<<<<

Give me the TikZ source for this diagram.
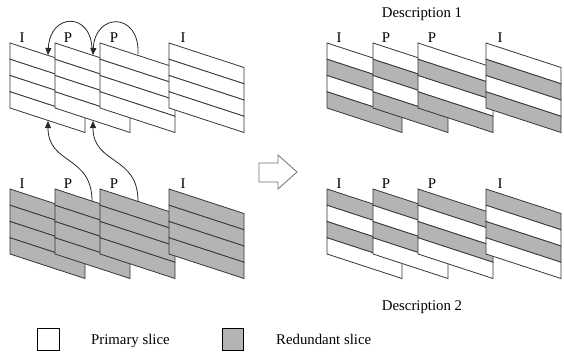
\documentclass[tikz,border=0pt]{standalone}
\usepackage{fontspec}
\setmainfont{Liberation Serif}
\usetikzlibrary{arrows.meta}
\definecolor{edgec}{RGB}{55,55,55}
\definecolor{slicegray}{RGB}{180,180,180}
\definecolor{arrc}{RGB}{40,40,40}
\newcommand{\vidframe}[4]{%
  \begin{scope}[shift={(#1,#2)}]
    \foreach \fc [count=\k from 0] in {#4} {
      \filldraw[fill=\fc, draw=edgec, line width=0.8pt]
        (0,{\k*16.25}) -- (75,{\k*16.25+24.5}) -- (75,{(\k+1)*16.25+24.5}) -- (0,{(\k+1)*16.25}) -- cycle;
    }
    \coordinate (#3) at (0,0);
  \end{scope}}
\tikzset{
  lab/.style={anchor=base, inner sep=0pt, font=\fontsize{14.8pt}{17pt}\selectfont},
  txt/.style={anchor=base west, inner sep=0pt, font=\fontsize{14.8pt}{17pt}\selectfont},
  ref/.style={draw=arrc, line width=0.8pt, -{Triangle[length=7pt,width=6pt]}},
  legbox/.style={draw=black, line width=0.8pt}
}
\begin{document}
\begin{tikzpicture}[x=1pt,y=-1pt]
\useasboundingbox (0,0) rectangle (564,351);
% top-left group (primary)
\vidframe{10}{43}{tl1}{white,white,white,white}
\vidframe{55}{43}{tl2}{white,white,white,white}
\vidframe{100}{43}{tl3}{white,white,white,white}
\vidframe{169}{43}{tl4}{white,white,white,white}
% bottom-left group (redundant)
\vidframe{10}{189}{bl1}{slicegray,slicegray,slicegray,slicegray}
\vidframe{55}{189}{bl2}{slicegray,slicegray,slicegray,slicegray}
\vidframe{100}{189}{bl3}{slicegray,slicegray,slicegray,slicegray}
\vidframe{169}{189}{bl4}{slicegray,slicegray,slicegray,slicegray}
% description 1
\vidframe{327}{43}{tr1}{white,slicegray,white,slicegray}
\vidframe{373}{43}{tr2}{white,slicegray,white,slicegray}
\vidframe{418}{43}{tr3}{white,slicegray,white,slicegray}
\vidframe{486}{43}{tr4}{white,slicegray,white,slicegray}
% description 2
\vidframe{327}{189}{br1}{slicegray,white,slicegray,white}
\vidframe{373}{189}{br2}{slicegray,white,slicegray,white}
\vidframe{418}{189}{br3}{slicegray,white,slicegray,white}
\vidframe{486}{189}{br4}{slicegray,white,slicegray,white}
% frame labels
\foreach \g/\yy in {tl/42, bl/188, tr/42, br/188}{
  \node[lab] (\g-L1) at ([xshift=12pt]\g1 |- 0,\yy) {I};
  \node[lab] (\g-L2) at ([xshift=13pt]\g2 |- 0,\yy) {P};
  \node[lab] (\g-L3) at ([xshift=14pt]\g3 |- 0,\yy) {P};
  \node[lab] (\g-L4) at ([xshift=14pt]\g4 |- 0,\yy) {I};
}
\node[lab] (d1) at (422,17.5) {Description 1};
\node[lab] (d2) at (422,310) {Description 2};
% reference arrows
\coordinate (aS) at (92,50);  \coordinate (aE) at (48,55);
\coordinate (bS) at (138,54); \coordinate (bE) at (93,55);
\coordinate (cS) at (92,201); \coordinate (cE) at (48,121);
\coordinate (dS) at (138,201); \coordinate (dE) at (93,121);
\draw[ref] (aS) .. controls (92,12) and (50,12) .. (aE);
\draw[ref] (bS) .. controls (140,12) and (95,12) .. (bE);
\draw[ref] (cS) .. controls (92,155) and (48,165) .. (cE);
\draw[ref] (dS) .. controls (138,155) and (93,165) .. (dE);
% block arrow
\draw[draw=gray!90!black, line width=0.8pt, fill=white]
  (259,163) -- (278,163) -- (278,155) -- (297,172) -- (278,189) -- (278,182) -- (259,182) -- cycle;
% legend
\node[legbox, fill=white, minimum width=22pt, minimum height=22pt, inner sep=0pt] (lp) at (48,339) {};
\node[txt] (lpt) at (91,344) {Primary slice};
\node[legbox, fill=slicegray, minimum width=21pt, minimum height=22pt, inner sep=0pt] (lr) at (232.5,339) {};
\node[txt] (lrt) at (276,344) {Redundant slice};
\end{tikzpicture}
\end{document}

>>>>

# WHAT THIS TASK INVOLVES
All of the data above should be quoted exactly, except for the pictures.

# SOLUTION BELOW
Give me the TikZ source for this diagram.
\documentclass[tikz,border=0pt]{standalone}
\usepackage{fontspec}
\setmainfont{Liberation Serif}
\usetikzlibrary{arrows.meta}
\definecolor{edgec}{RGB}{55,55,55}
\definecolor{slicegray}{RGB}{180,180,180}
\definecolor{arrc}{RGB}{40,40,40}
\newcommand{\vidframe}[4]{%
  \begin{scope}[shift={(#1,#2)}]
    \foreach \fc [count=\k from 0] in {#4} {
      \filldraw[fill=\fc, draw=edgec, line width=0.8pt]
        (0,{\k*16.25}) -- (75,{\k*16.25+24.5}) -- (75,{(\k+1)*16.25+24.5}) -- (0,{(\k+1)*16.25}) -- cycle;
    }
    \coordinate (#3) at (0,0);
  \end{scope}}
\tikzset{
  lab/.style={anchor=base, inner sep=0pt, font=\fontsize{14.8pt}{17pt}\selectfont},
  txt/.style={anchor=base west, inner sep=0pt, font=\fontsize{14.8pt}{17pt}\selectfont},
  ref/.style={draw=arrc, line width=0.8pt, -{Triangle[length=7pt,width=6pt]}},
  legbox/.style={draw=black, line width=0.8pt}
}
\begin{document}
\begin{tikzpicture}[x=1pt,y=-1pt]
\useasboundingbox (0,0) rectangle (564,351);
% top-left group (primary)
\vidframe{10}{43}{tl1}{white,white,white,white}
\vidframe{55}{43}{tl2}{white,white,white,white}
\vidframe{100}{43}{tl3}{white,white,white,white}
\vidframe{169}{43}{tl4}{white,white,white,white}
% bottom-left group (redundant)
\vidframe{10}{189}{bl1}{slicegray,slicegray,slicegray,slicegray}
\vidframe{55}{189}{bl2}{slicegray,slicegray,slicegray,slicegray}
\vidframe{100}{189}{bl3}{slicegray,slicegray,slicegray,slicegray}
\vidframe{169}{189}{bl4}{slicegray,slicegray,slicegray,slicegray}
% description 1
\vidframe{327}{43}{tr1}{white,slicegray,white,slicegray}
\vidframe{373}{43}{tr2}{white,slicegray,white,slicegray}
\vidframe{418}{43}{tr3}{white,slicegray,white,slicegray}
\vidframe{486}{43}{tr4}{white,slicegray,white,slicegray}
% description 2
\vidframe{327}{189}{br1}{slicegray,white,slicegray,white}
\vidframe{373}{189}{br2}{slicegray,white,slicegray,white}
\vidframe{418}{189}{br3}{slicegray,white,slicegray,white}
\vidframe{486}{189}{br4}{slicegray,white,slicegray,white}
% frame labels
\foreach \g/\yy in {tl/42, bl/188, tr/42, br/188}{
  \node[lab] (\g-L1) at ([xshift=12pt]\g1 |- 0,\yy) {I};
  \node[lab] (\g-L2) at ([xshift=13pt]\g2 |- 0,\yy) {P};
  \node[lab] (\g-L3) at ([xshift=14pt]\g3 |- 0,\yy) {P};
  \node[lab] (\g-L4) at ([xshift=14pt]\g4 |- 0,\yy) {I};
}
\node[lab] (d1) at (422,17.5) {Description 1};
\node[lab] (d2) at (422,310) {Description 2};
% reference arrows
\coordinate (aS) at (92,50);  \coordinate (aE) at (48,55);
\coordinate (bS) at (138,54); \coordinate (bE) at (93,55);
\coordinate (cS) at (92,201); \coordinate (cE) at (48,121);
\coordinate (dS) at (138,201); \coordinate (dE) at (93,121);
\draw[ref] (aS) .. controls (92,12) and (50,12) .. (aE);
\draw[ref] (bS) .. controls (140,12) and (95,12) .. (bE);
\draw[ref] (cS) .. controls (92,155) and (48,165) .. (cE);
\draw[ref] (dS) .. controls (138,155) and (93,165) .. (dE);
% block arrow
\draw[draw=gray!90!black, line width=0.8pt, fill=white]
  (259,163) -- (278,163) -- (278,155) -- (297,172) -- (278,189) -- (278,182) -- (259,182) -- cycle;
% legend
\node[legbox, fill=white, minimum width=22pt, minimum height=22pt, inner sep=0pt] (lp) at (48,339) {};
\node[txt] (lpt) at (91,344) {Primary slice};
\node[legbox, fill=slicegray, minimum width=21pt, minimum height=22pt, inner sep=0pt] (lr) at (232.5,339) {};
\node[txt] (lrt) at (276,344) {Redundant slice};
\end{tikzpicture}
\end{document}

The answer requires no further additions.